Partout, une jeunesse diplômée émerge et cherche des débouchés. Quoi qu’on pense des systèmes politiques à Madagascar, au Maroc, en Indonésie, au Bengladesh, des cohortes de jeunes diplômés sortent chaque année de l’enseignement supérieur, certains ayant fait une partie de leurs études à l’étranger. Ils sont connectés et voient le développement économique, envisagent d’exercer des métiers qualifiés. Mais les économies dans lesquelles ils vivent ne peuvent absorber ces générations et créent une précarité grandissante, à côté d’une autre jeunesse qui n’est pas qualifiée. Partout, le capitalisme dérégulé ne répond pas aux aspirations des populations.

A chaque fois, c’est l’impression d’être étouffé et de n’avoir aucune perspective qui sont les ferments des contestations.

Les exigences de liberté et de services publics, d’emploi correctement rémunéré fleurissent. Ce sont des demandes de bien commun, de progrès social qui émergent.

Les éléments de culture populaire sont brandis en étendard et l’humour est parfois utilisé pour porter un pouvoir, lui souvent déconnecté des aspirations, en dérision.

Mais la lucidité impose de voir la complexité de ces mouvements.

Si les révoltes sont impulsées par les jeunes, la colère sociale s’étend en général aux autres catégories de la population. Les parents de ces jeunes sont par exemple présents dans les manifestations car les revendications portent sur l’accès aux services publics et se cristallisent sur les projets d’accueil des compétitions sportives (CAN et Coupe du Monde de football) qui vampirisent les budgets et exproprient des habitants des grandes villes. Nous sommes donc loin du cliché d’une révolte seulement partie sur les réseaux sociaux et menée uniquement par la jeunesse. La grille d’analyse est encore une fois plus complexe que celle qu’on avait déjà posé sur les « printemps arabes » au début des années 2010.

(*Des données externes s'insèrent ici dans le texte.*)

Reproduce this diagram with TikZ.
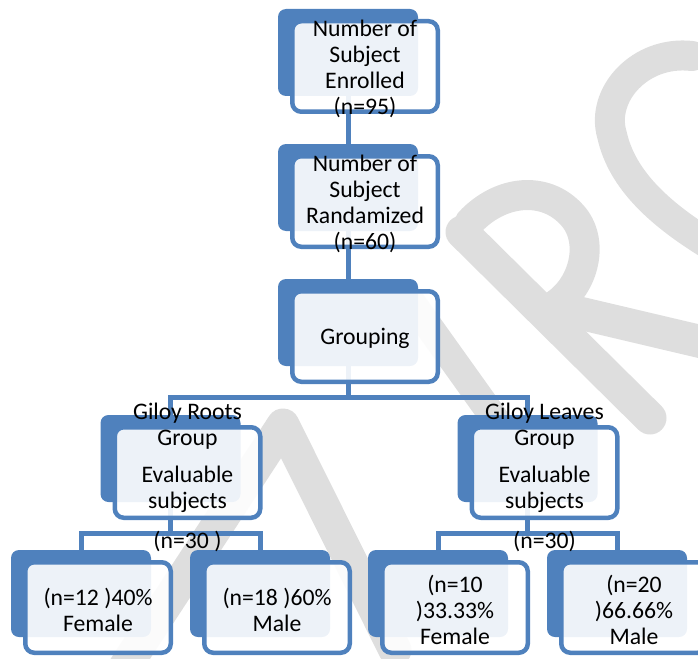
\documentclass[tikz,border=0pt]{standalone}
\usepackage{fontspec}
\setmainfont{Carlito}
\definecolor{sablue}{HTML}{4F81BD}
\definecolor{wmgrey}{HTML}{DEDEDE}
\begin{document}
\begin{tikzpicture}[x=1pt,y=-1pt,
  backbox/.style={fill=sablue, draw=none, rounded corners=8pt, minimum width=140pt, minimum height=87pt, inner sep=0pt},
  frontbox/.style={draw=sablue, line width=4.5pt, fill=white, fill opacity=0.9, rounded corners=9pt, minimum width=145.5pt, minimum height=90.5pt, inner sep=0pt},
  lbl/.style={font=\fontsize{23.7}{26}\selectfont, align=center, text=black, inner sep=0pt, yshift=-2pt},
  conn/.style={draw=sablue, line width=5pt},
  wm/.style={draw=wmgrey, line width=33pt, line cap=round, line join=round}]
\useasboundingbox (0,0) rectangle (698,658);
% watermark
\begin{scope}
\clip (0,0) rectangle (698,658);
\draw[wm, line width=30pt] (692,56) .. controls (640,50) and (600,95) .. (612,135) .. controls (622,180) and (660,215) .. (715,248);
\draw[wm] (462,232) -- (650,418);
\draw[wm, line width=30pt] (470,222) .. controls (500,190) and (545,185) .. (572,215) .. controls (595,240) and (585,285) .. (555,305);
\draw[wm] (575,312) -- (715,345);
\draw[wm] (110,690) -- (283,425) -- (395,650);
\draw[wm, line width=28pt] (410,300) -- (510,440);
\end{scope}
% back boxes
\node[backbox] (n1) at (348,52.5) {};
\node[backbox] (n2) at (348,187.5) {};
\node[backbox] (n3) at (348,322.5) {};
\node[backbox] (g1) at (170.5,458.5) {};
\node[backbox] (g2) at (527.5,458.5) {};
\node[backbox] (b1) at (81,593.5) {};
\node[backbox] (b2) at (260,593.5) {};
\node[backbox] (b3) at (438,593.5) {};
\node[backbox] (b4) at (617,593.5) {};
% connectors
\coordinate (j0) at (348,397);
\coordinate (j1) at (170.5,533);
\coordinate (j2) at (527.5,533);
\draw[conn] (n1.center) -- (n2.center);
\draw[conn] (n2.center) -- (n3.center);
\draw[conn] (n3.center) -- (j0);
\draw[conn] (j0) -| (g1.center);
\draw[conn] (j0) -| (g2.center);
\draw[conn] (g1.center) -- (j1);
\draw[conn] (j1) -| (b1.center);
\draw[conn] (j1) -| (b2.center);
\draw[conn] (g2.center) -- (j2);
\draw[conn] (j2) -| (b3.center);
\draw[conn] (j2) -| (b4.center);
% front boxes
\foreach \b in {n1,n2,n3,g1,g2,b1,b2,b3,b4}{
  \node[frontbox] (f\b) at ([shift={(17,14)}]\b.center) {};
}
% texts
\node[lbl] (t1) at (fn1.center) {Number of\\Subject\\Enrolled\\(n=95)};
\node[lbl] (t2) at (fn2.center) {Number of\\Subject\\Randamized\\(n=60)};
\node[lbl] (t3) at (fn3.center) {Grouping};
\node[lbl, yshift=-3pt] (t4) at (fg1.center) {Giloy Roots\\Group\\[11pt]Evaluable\\subjects\\[14pt](n=30 )};
\node[lbl, yshift=-3pt] (t5) at (fg2.center) {Giloy Leaves\\Group\\[11pt]Evaluable\\subjects\\[14pt](n=30)};
\node[lbl] (t6) at (fb1.center) {(n=12 )40\%\\Female};
\node[lbl] (t7) at (fb2.center) {(n=18 )60\%\\Male};
\node[lbl] (t8) at (fb3.center) {(n=10\\)33.33\%\\Female};
\node[lbl] (t9) at (fb4.center) {(n=20\\)66.66\%\\Male};
\end{tikzpicture}
\end{document}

C’est tout d’abord le manque d’organisation qui est criant. Il est en effet à craindre que ces révoltes soient des mouvements sans lendemain. La répression reste une réalité et empêche un début de structuration. Les pouvoirs autoritaires peuvent ainsi plus facilement lancer les forces policières pour étouffer les actions. Il faut aussi rappeler qu’être hyperconnecté ne protège pas des risques d’instrumentalisation. Les réseaux sociaux, aux mains des GAFAM ou des Etats autoritaires, sont loin d’être neutres. Nous avons vu en Europe à quel point une fausse information pouvait être massivement diffusée et légitimer des actions comme l’ont prouvé les émeutes racistes en Espagne ou les manifestations xénophobes au Royaume-Uni.

Mais la répression ne peut éteindre une lame de fond. La génération Z est multiple et variée, traversée par les configurations sociales diverses, les contradictions de classe et les niveaux de développement. Il faudra répondre à sa soif de justice sociale, à ses aspirations démocratiques. Ce sont peut-être dans les pays où les situations sont les plus favorables que des mouvements organisés pourraient émerger et se structurer. 

N’oublions pas en effet qu’une partie de la jeunesse est sans débouché ou empêtrée dans des sociétés meurtries par les guerres, les systèmes politiques verrouillés ou encore subit les effets déjà puissants du dérèglement climatique. Pensons à ces jeunesses du Moyen-Orient, de la bande sahélienne en grande souffrance et qui n’ont que l’exil ou les armes comme choix immédiats.

Plus que de simples slogans sans lendemains, l’espoir de mobilisation et de révolte de la génération Z doit s’amplifier par la mise en réseau et l’organisation. 

L’espoir que la demande de bien commun y devienne majoritaire nous réjouit et nous oblige à l’action. Le plus dur est devant nous.